1. Is it actually possible to achieve absolute zero?

From what I understand energy flows out of a system from high energy state to a low energy state. Which means that in order for us to reach absolute zero with basic matter, that last bit of kinetic energy that a molecule or atom for example has, would have to go from that system to a system of lower energy. Which would not work in the case of absolute zero, in order to get to absolute zero we would have to have a lower energy state (lower than absolute zero) available to draw that energy away from that molecule or atom.

Is my thought pattern correct?

2.

3. Originally Posted by AndresKiani
Is it actually possible to achieve absolute zero?

From what I understand energy flows out of a system from high energy state to a low energy state. Which means that in order for us to reach absolute zero with basic matter, that last bit of kinetic energy that a molecule or atom for example has, would have to go from that system to a system of lower energy. Which would not work in the case of absolute zero, in order to get to absolute zero we would have to have a lower energy state (lower than absolute zero) available to draw that energy away from that molecule or atom.

Is my thought pattern correct?
Yes I think so, though we can get pretty close.

4. I think there's also some reason to do with quantum uncertainty or fluctuation (or something) that means an atom can never really be completely still, at the quantum level.

5. Originally Posted by AndresKiani
Is it actually possible to achieve absolute zero?

From what I understand energy flows out of a system from high energy state to a low energy state. Which means that in order for us to reach absolute zero with basic matter, that last bit of kinetic energy that a molecule or atom for example has, would have to go from that system to a system of lower energy. Which would not work in the case of absolute zero, in order to get to absolute zero we would have to have a lower energy state (lower than absolute zero) available to draw that energy away from that molecule or atom.

Is my thought pattern correct?
I think that is a good argument. Based purely on classical thermodynamics, this says you can get as close to 0 as you want, but never achieve it.

As Daecon says, there is also the uncertainty principle which also sets a lower limit on the energy of a system.

6. Originally Posted by Daecon
I think there's also some reason to do with quantum uncertainty or fluctuation (or something) that means an atom can never really be completely still, at the quantum level.
Yes indeed, zero point energy. However my understanding is this does not prevent attainment of absolute zero, as that is a different thing. Absolute zero is the temperature at which no more energy can be extracted. The residual zero point energy cannot, by definition, be extracted.

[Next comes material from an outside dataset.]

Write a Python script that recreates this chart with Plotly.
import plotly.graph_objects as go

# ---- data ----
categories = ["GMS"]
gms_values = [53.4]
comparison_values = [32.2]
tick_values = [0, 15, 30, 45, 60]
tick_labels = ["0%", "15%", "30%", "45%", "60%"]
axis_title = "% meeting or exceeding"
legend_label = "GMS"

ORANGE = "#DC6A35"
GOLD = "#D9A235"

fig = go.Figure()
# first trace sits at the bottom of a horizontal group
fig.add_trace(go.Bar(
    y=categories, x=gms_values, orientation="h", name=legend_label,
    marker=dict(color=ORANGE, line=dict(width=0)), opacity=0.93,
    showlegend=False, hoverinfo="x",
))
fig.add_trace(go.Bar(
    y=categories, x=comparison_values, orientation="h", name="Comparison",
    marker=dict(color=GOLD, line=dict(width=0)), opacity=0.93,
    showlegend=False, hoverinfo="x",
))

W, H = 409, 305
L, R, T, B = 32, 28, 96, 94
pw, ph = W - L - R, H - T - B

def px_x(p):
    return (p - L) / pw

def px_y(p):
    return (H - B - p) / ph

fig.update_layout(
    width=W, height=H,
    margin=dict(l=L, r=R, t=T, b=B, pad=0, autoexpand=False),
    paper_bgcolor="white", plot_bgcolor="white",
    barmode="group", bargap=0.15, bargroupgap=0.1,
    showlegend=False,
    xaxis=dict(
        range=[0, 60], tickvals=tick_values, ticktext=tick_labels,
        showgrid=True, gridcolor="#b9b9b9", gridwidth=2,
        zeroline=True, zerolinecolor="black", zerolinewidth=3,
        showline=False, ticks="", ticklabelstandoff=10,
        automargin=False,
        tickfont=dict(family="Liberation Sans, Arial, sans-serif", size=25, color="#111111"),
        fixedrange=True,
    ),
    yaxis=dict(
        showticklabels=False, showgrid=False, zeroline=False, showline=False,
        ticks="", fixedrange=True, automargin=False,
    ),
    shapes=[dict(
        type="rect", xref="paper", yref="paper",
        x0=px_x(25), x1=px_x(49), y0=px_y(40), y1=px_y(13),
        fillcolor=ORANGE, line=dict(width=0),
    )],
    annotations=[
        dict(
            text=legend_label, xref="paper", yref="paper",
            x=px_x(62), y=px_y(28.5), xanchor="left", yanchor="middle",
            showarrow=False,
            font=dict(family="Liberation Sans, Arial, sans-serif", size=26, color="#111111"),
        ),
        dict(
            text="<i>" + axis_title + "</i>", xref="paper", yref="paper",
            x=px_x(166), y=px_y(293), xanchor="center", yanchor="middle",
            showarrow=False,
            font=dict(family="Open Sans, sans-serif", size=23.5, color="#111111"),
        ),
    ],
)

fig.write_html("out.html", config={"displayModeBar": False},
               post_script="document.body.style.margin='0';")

Therefore it does not contribute to temperature.

(Goes into foetal crouch in anticipation the of arrival of a real physicist)

7. Originally Posted by Daecon
I think there's also some reason to do with quantum uncertainty or fluctuation (or something) that means an atom can never really be completely still, at the quantum level.
That has nothing to do with the thermal energy state of an atom or molecule.

8. Yes it does, thermal energy is basically kinetic energy due to motion...

9. Originally Posted by PhDemon
Yes it does, thermal energy is basically kinetic energy due to motion...
I didn't read the rest of his sentence... I thought he was referring to quantum mechanics, orbital fluctuations.

Quantum fluctuations of molecular motion. Ok, that is a correct statement.

10. Originally Posted by AndresKiani
Originally Posted by PhDemon
Yes it does, thermal energy is basically kinetic energy due to motion...
I didn't read the rest of his sentence... I thought he was referring to quantum mechanics, orbital fluctuations.

Quantum fluctuations of molecular motion. Ok, that is a correct statement.
Exactly. Don't forget that molecular rotations and vibrations are quantised and the ground state of theses does not imply zero motion.

Re translational motion I think it may be more subtle. As I recall, translational motions are not quantised, and if that's right I think I would not expect there to be a zero point energy. But then the Principle of Indeterminacy may have something to say abut that, I'm not sure. PhDemon may know.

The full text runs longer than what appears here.